Stated goal: Omit every picture and return the rest of the data unaltered.
·····
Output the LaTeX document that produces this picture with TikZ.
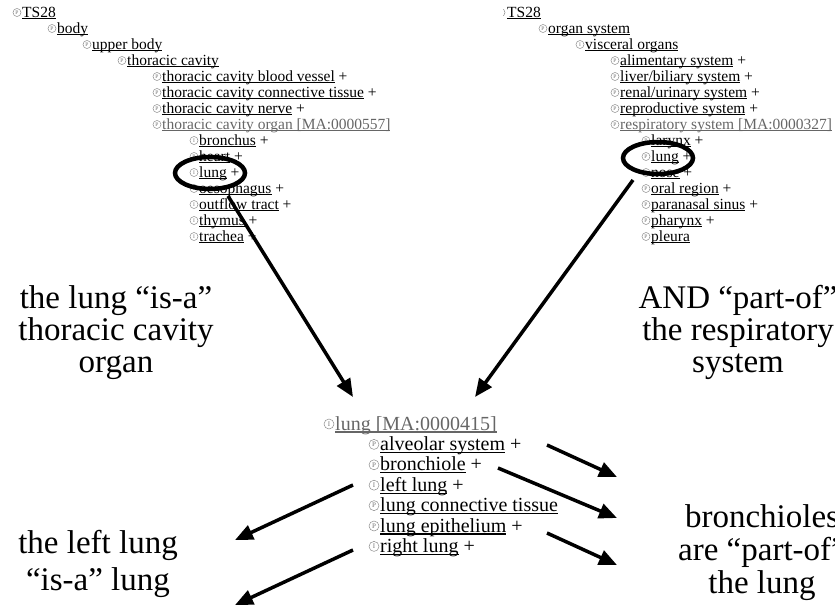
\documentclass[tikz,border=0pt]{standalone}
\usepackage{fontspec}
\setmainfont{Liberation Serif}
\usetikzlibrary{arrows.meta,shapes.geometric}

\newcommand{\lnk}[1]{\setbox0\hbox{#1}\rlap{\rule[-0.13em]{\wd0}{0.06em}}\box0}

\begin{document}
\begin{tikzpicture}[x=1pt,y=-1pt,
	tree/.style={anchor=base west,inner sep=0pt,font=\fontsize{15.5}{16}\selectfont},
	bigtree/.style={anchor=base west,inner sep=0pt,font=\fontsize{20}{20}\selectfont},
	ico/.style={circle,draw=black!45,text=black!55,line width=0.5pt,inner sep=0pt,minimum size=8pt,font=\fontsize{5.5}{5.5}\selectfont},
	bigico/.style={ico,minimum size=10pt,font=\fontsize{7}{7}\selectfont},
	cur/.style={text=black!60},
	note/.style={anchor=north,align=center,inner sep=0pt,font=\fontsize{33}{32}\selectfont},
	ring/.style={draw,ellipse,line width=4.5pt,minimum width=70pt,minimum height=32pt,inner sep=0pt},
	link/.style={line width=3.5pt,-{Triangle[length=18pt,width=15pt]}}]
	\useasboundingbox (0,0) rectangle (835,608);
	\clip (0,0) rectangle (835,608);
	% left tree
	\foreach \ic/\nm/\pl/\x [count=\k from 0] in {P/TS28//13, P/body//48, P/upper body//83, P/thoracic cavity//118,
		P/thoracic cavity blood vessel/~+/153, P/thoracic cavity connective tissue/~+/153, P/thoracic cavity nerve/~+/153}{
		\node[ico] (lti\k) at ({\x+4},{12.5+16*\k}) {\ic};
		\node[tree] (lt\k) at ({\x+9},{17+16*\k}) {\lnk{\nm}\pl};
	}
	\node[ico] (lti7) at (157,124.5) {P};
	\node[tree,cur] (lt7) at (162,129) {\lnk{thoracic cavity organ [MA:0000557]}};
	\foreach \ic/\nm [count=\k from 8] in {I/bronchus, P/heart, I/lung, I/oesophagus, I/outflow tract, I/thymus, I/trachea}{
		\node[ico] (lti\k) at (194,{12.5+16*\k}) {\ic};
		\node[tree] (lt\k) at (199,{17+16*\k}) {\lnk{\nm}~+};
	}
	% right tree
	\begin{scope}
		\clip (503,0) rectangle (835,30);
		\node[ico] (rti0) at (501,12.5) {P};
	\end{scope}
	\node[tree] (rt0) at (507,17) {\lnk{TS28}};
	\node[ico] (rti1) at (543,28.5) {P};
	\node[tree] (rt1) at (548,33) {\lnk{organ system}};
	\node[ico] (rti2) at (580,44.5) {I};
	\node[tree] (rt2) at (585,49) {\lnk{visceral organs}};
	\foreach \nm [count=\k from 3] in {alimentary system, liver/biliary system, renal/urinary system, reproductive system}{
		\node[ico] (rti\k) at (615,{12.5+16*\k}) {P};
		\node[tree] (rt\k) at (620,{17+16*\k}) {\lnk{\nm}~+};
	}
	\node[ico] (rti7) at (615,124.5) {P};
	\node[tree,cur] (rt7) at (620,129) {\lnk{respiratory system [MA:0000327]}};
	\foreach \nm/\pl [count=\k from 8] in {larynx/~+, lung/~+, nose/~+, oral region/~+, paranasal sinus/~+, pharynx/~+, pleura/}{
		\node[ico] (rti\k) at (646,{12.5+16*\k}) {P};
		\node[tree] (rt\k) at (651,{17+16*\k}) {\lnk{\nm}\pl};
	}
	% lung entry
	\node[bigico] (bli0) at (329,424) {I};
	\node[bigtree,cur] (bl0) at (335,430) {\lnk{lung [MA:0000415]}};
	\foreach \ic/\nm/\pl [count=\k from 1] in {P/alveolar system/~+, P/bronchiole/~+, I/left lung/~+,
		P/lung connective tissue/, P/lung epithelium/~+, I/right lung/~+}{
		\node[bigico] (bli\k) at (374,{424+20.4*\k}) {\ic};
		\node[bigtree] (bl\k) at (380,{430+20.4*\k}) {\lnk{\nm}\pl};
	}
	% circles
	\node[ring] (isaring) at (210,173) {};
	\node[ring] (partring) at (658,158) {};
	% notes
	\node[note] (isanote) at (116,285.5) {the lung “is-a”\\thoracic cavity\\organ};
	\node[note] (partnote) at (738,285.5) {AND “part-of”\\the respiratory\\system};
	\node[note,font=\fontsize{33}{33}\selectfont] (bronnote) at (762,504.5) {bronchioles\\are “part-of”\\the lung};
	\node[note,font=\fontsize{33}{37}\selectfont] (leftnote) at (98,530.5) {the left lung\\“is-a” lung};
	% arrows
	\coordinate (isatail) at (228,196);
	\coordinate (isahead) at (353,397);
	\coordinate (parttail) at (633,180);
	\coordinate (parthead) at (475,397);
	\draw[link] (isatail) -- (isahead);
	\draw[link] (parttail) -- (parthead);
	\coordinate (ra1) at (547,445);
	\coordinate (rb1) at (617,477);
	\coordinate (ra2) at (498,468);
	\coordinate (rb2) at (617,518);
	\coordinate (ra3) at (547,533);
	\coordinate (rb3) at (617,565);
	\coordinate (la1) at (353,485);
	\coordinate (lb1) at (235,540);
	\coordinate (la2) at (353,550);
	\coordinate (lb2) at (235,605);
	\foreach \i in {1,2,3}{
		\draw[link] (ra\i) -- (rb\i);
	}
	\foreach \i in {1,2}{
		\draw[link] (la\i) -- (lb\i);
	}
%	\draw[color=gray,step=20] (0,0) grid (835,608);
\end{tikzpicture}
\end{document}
·····
Full output:
Output the LaTeX document that produces this picture with TikZ.
\documentclass[tikz,border=0pt]{standalone}
\usepackage{fontspec}
\setmainfont{Liberation Serif}
\usetikzlibrary{arrows.meta,shapes.geometric}

\newcommand{\lnk}[1]{\setbox0\hbox{#1}\rlap{\rule[-0.13em]{\wd0}{0.06em}}\box0}

\begin{document}
\begin{tikzpicture}[x=1pt,y=-1pt,
	tree/.style={anchor=base west,inner sep=0pt,font=\fontsize{15.5}{16}\selectfont},
	bigtree/.style={anchor=base west,inner sep=0pt,font=\fontsize{20}{20}\selectfont},
	ico/.style={circle,draw=black!45,text=black!55,line width=0.5pt,inner sep=0pt,minimum size=8pt,font=\fontsize{5.5}{5.5}\selectfont},
	bigico/.style={ico,minimum size=10pt,font=\fontsize{7}{7}\selectfont},
	cur/.style={text=black!60},
	note/.style={anchor=north,align=center,inner sep=0pt,font=\fontsize{33}{32}\selectfont},
	ring/.style={draw,ellipse,line width=4.5pt,minimum width=70pt,minimum height=32pt,inner sep=0pt},
	link/.style={line width=3.5pt,-{Triangle[length=18pt,width=15pt]}}]
	\useasboundingbox (0,0) rectangle (835,608);
	\clip (0,0) rectangle (835,608);
	% left tree
	\foreach \ic/\nm/\pl/\x [count=\k from 0] in {P/TS28//13, P/body//48, P/upper body//83, P/thoracic cavity//118,
		P/thoracic cavity blood vessel/~+/153, P/thoracic cavity connective tissue/~+/153, P/thoracic cavity nerve/~+/153}{
		\node[ico] (lti\k) at ({\x+4},{12.5+16*\k}) {\ic};
		\node[tree] (lt\k) at ({\x+9},{17+16*\k}) {\lnk{\nm}\pl};
	}
	\node[ico] (lti7) at (157,124.5) {P};
	\node[tree,cur] (lt7) at (162,129) {\lnk{thoracic cavity organ [MA:0000557]}};
	\foreach \ic/\nm [count=\k from 8] in {I/bronchus, P/heart, I/lung, I/oesophagus, I/outflow tract, I/thymus, I/trachea}{
		\node[ico] (lti\k) at (194,{12.5+16*\k}) {\ic};
		\node[tree] (lt\k) at (199,{17+16*\k}) {\lnk{\nm}~+};
	}
	% right tree
	\begin{scope}
		\clip (503,0) rectangle (835,30);
		\node[ico] (rti0) at (501,12.5) {P};
	\end{scope}
	\node[tree] (rt0) at (507,17) {\lnk{TS28}};
	\node[ico] (rti1) at (543,28.5) {P};
	\node[tree] (rt1) at (548,33) {\lnk{organ system}};
	\node[ico] (rti2) at (580,44.5) {I};
	\node[tree] (rt2) at (585,49) {\lnk{visceral organs}};
	\foreach \nm [count=\k from 3] in {alimentary system, liver/biliary system, renal/urinary system, reproductive system}{
		\node[ico] (rti\k) at (615,{12.5+16*\k}) {P};
		\node[tree] (rt\k) at (620,{17+16*\k}) {\lnk{\nm}~+};
	}
	\node[ico] (rti7) at (615,124.5) {P};
	\node[tree,cur] (rt7) at (620,129) {\lnk{respiratory system [MA:0000327]}};
	\foreach \nm/\pl [count=\k from 8] in {larynx/~+, lung/~+, nose/~+, oral region/~+, paranasal sinus/~+, pharynx/~+, pleura/}{
		\node[ico] (rti\k) at (646,{12.5+16*\k}) {P};
		\node[tree] (rt\k) at (651,{17+16*\k}) {\lnk{\nm}\pl};
	}
	% lung entry
	\node[bigico] (bli0) at (329,424) {I};
	\node[bigtree,cur] (bl0) at (335,430) {\lnk{lung [MA:0000415]}};
	\foreach \ic/\nm/\pl [count=\k from 1] in {P/alveolar system/~+, P/bronchiole/~+, I/left lung/~+,
		P/lung connective tissue/, P/lung epithelium/~+, I/right lung/~+}{
		\node[bigico] (bli\k) at (374,{424+20.4*\k}) {\ic};
		\node[bigtree] (bl\k) at (380,{430+20.4*\k}) {\lnk{\nm}\pl};
	}
	% circles
	\node[ring] (isaring) at (210,173) {};
	\node[ring] (partring) at (658,158) {};
	% notes
	\node[note] (isanote) at (116,285.5) {the lung “is-a”\\thoracic cavity\\organ};
	\node[note] (partnote) at (738,285.5) {AND “part-of”\\the respiratory\\system};
	\node[note,font=\fontsize{33}{33}\selectfont] (bronnote) at (762,504.5) {bronchioles\\are “part-of”\\the lung};
	\node[note,font=\fontsize{33}{37}\selectfont] (leftnote) at (98,530.5) {the left lung\\“is-a” lung};
	% arrows
	\coordinate (isatail) at (228,196);
	\coordinate (isahead) at (353,397);
	\coordinate (parttail) at (633,180);
	\coordinate (parthead) at (475,397);
	\draw[link] (isatail) -- (isahead);
	\draw[link] (parttail) -- (parthead);
	\coordinate (ra1) at (547,445);
	\coordinate (rb1) at (617,477);
	\coordinate (ra2) at (498,468);
	\coordinate (rb2) at (617,518);
	\coordinate (ra3) at (547,533);
	\coordinate (rb3) at (617,565);
	\coordinate (la1) at (353,485);
	\coordinate (lb1) at (235,540);
	\coordinate (la2) at (353,550);
	\coordinate (lb2) at (235,605);
	\foreach \i in {1,2,3}{
		\draw[link] (ra\i) -- (rb\i);
	}
	\foreach \i in {1,2}{
		\draw[link] (la\i) -- (lb\i);
	}
%	\draw[color=gray,step=20] (0,0) grid (835,608);
\end{tikzpicture}
\end{document}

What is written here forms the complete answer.